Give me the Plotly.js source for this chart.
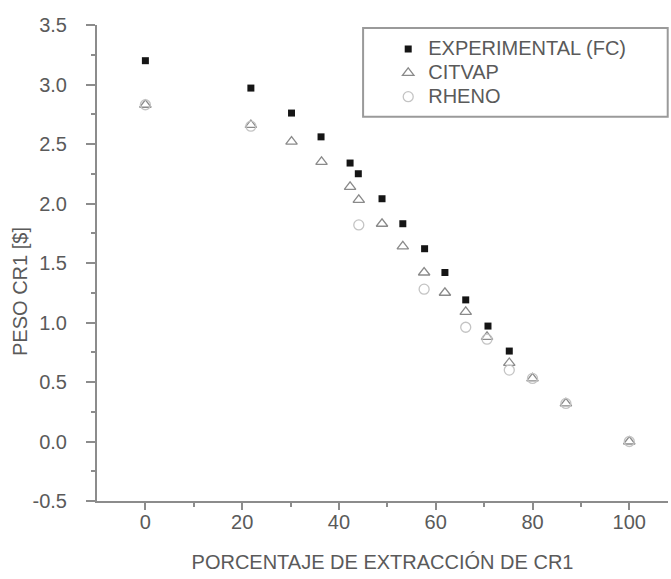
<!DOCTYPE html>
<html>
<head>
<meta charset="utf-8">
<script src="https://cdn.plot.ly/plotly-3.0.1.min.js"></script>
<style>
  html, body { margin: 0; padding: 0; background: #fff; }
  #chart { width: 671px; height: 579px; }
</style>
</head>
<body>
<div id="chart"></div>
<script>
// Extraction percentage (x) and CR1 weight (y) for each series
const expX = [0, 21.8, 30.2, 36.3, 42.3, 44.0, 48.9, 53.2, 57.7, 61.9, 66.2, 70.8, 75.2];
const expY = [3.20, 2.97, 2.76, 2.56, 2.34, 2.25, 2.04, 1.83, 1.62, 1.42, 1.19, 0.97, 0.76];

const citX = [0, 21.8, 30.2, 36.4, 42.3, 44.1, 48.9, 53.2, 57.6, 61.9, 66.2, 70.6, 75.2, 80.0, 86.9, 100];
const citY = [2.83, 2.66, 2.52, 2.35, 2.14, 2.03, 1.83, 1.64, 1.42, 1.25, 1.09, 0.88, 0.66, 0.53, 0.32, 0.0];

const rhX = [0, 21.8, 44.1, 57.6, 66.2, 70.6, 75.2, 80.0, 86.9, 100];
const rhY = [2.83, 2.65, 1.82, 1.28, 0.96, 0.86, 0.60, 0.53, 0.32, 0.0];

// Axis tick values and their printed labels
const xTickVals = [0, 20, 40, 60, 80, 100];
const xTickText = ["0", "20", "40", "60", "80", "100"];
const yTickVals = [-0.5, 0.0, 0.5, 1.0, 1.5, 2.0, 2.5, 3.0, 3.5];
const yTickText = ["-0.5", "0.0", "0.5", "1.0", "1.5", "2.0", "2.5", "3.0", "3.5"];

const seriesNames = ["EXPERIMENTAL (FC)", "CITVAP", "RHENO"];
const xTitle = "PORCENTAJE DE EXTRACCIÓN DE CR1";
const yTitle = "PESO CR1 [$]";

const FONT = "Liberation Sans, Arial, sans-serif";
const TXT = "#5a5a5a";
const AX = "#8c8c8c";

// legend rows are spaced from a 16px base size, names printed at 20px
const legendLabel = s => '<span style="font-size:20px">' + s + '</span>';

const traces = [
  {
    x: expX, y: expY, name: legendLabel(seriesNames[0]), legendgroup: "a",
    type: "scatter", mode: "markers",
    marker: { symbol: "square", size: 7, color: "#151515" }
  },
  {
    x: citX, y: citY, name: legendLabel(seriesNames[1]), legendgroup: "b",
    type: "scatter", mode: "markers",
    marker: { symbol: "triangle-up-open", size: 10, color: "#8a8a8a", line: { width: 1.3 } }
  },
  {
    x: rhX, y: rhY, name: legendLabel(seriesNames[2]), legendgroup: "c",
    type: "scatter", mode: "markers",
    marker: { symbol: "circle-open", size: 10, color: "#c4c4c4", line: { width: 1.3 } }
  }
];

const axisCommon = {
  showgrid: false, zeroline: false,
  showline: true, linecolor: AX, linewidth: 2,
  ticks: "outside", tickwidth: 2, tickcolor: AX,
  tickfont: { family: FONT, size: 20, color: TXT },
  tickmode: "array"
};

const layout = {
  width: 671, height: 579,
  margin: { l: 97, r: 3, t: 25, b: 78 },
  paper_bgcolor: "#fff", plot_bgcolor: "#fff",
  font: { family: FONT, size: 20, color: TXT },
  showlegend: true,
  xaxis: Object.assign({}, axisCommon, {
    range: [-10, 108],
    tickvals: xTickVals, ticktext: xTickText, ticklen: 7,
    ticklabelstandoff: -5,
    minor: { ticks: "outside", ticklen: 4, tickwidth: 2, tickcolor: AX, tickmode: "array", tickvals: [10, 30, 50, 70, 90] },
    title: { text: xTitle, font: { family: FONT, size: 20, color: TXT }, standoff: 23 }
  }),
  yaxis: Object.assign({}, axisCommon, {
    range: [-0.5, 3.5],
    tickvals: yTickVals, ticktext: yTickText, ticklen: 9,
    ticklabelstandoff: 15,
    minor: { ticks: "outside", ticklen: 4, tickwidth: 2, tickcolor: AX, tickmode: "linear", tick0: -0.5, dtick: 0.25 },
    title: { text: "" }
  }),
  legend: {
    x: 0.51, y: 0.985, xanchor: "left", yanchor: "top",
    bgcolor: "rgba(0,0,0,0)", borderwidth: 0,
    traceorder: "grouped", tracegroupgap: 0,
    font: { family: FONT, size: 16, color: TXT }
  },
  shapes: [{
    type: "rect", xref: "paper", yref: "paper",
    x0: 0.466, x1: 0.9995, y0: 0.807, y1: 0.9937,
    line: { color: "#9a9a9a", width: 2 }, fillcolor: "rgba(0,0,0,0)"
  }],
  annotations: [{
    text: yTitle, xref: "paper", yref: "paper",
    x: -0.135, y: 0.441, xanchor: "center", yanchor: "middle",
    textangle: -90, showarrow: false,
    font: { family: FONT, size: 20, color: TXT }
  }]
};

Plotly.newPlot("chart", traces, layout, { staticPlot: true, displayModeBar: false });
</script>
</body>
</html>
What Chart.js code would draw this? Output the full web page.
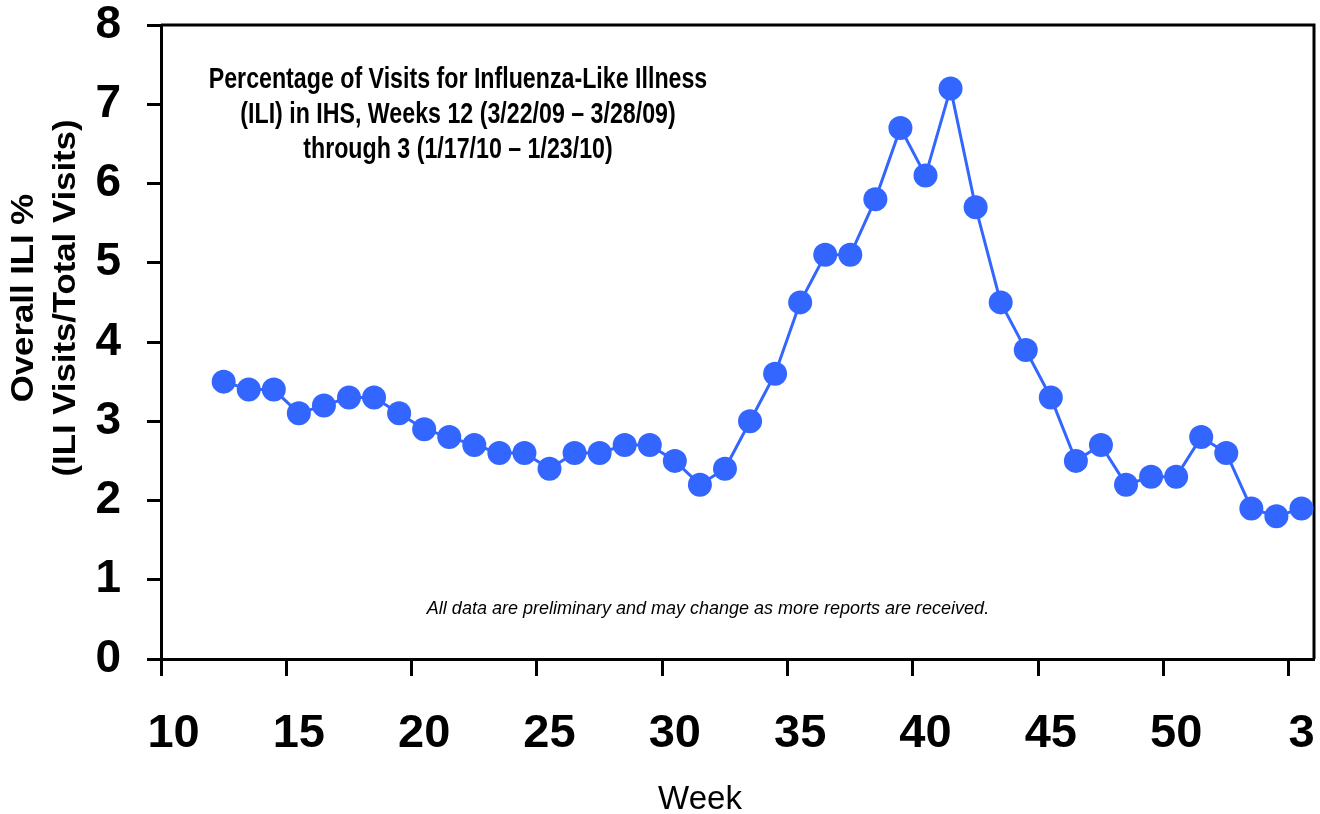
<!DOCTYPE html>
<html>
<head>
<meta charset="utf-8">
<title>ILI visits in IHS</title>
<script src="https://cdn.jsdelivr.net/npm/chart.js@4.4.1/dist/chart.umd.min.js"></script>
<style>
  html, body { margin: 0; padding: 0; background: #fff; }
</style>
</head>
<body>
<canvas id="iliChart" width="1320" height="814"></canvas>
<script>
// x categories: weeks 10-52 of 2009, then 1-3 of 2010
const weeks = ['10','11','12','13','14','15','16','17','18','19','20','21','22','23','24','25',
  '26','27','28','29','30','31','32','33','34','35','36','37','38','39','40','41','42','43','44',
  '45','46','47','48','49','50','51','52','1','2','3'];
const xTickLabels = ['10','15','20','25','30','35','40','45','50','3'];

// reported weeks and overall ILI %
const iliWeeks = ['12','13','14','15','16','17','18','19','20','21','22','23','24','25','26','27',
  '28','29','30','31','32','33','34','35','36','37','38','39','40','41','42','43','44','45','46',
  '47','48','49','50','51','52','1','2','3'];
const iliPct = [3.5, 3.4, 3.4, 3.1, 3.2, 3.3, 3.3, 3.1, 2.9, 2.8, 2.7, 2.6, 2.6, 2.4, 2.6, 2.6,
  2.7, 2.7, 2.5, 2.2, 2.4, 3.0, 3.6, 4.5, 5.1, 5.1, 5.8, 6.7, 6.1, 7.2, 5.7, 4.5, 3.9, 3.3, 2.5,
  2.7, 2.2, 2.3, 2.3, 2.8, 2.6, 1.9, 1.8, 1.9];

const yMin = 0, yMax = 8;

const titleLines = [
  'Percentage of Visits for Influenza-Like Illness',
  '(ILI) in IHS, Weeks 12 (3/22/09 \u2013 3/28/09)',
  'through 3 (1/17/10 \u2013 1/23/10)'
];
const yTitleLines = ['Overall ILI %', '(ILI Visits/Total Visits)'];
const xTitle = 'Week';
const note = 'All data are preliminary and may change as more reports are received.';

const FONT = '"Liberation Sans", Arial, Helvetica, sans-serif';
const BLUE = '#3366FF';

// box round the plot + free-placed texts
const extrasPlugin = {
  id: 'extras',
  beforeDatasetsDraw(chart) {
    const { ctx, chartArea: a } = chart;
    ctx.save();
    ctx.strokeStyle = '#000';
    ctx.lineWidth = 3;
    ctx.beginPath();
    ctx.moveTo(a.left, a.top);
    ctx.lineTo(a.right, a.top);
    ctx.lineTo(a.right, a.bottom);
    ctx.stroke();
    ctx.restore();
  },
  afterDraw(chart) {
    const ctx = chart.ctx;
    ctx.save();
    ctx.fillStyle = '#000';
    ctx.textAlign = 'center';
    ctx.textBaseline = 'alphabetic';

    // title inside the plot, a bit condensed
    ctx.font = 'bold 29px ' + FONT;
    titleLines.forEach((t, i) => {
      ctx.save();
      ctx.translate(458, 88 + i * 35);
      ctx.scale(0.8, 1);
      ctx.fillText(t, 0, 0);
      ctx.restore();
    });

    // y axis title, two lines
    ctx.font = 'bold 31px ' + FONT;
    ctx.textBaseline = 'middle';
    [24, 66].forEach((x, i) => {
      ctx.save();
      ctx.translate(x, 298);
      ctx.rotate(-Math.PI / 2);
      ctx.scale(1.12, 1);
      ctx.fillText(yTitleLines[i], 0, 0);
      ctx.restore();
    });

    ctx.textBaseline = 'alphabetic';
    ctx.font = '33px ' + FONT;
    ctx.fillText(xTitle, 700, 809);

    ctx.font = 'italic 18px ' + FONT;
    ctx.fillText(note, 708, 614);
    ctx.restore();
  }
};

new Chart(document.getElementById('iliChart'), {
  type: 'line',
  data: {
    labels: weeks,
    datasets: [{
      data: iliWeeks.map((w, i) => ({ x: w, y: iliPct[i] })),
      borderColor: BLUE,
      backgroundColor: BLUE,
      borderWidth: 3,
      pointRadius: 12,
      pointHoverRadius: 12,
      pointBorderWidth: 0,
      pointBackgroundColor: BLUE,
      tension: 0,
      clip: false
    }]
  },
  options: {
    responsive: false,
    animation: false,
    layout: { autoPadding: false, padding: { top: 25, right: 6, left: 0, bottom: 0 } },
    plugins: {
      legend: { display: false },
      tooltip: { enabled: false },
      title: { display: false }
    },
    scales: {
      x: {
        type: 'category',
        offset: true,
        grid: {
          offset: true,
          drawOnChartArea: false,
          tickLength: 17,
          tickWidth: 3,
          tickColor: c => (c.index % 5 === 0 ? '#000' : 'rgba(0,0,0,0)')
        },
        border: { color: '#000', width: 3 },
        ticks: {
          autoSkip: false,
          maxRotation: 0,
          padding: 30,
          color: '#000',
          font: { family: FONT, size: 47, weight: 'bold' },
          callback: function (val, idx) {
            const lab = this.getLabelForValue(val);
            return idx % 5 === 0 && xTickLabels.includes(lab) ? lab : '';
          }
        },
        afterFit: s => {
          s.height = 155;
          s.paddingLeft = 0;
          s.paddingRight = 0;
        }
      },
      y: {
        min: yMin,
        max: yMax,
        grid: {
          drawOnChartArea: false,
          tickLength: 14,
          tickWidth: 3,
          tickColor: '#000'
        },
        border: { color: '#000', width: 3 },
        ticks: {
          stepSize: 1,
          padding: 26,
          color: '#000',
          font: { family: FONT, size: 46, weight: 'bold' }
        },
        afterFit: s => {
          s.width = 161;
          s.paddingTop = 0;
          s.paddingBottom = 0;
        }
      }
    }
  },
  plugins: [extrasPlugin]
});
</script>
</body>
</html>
★ ★ ★ ★ ★
- **Prompt**
Check every line of the data, and copy the ones that contain "this".

- **Response**
Give me the Plotly.js source for this chart.
What Chart.js code would draw this? Output the full web page.
            const lab = this.getLabelForValue(val);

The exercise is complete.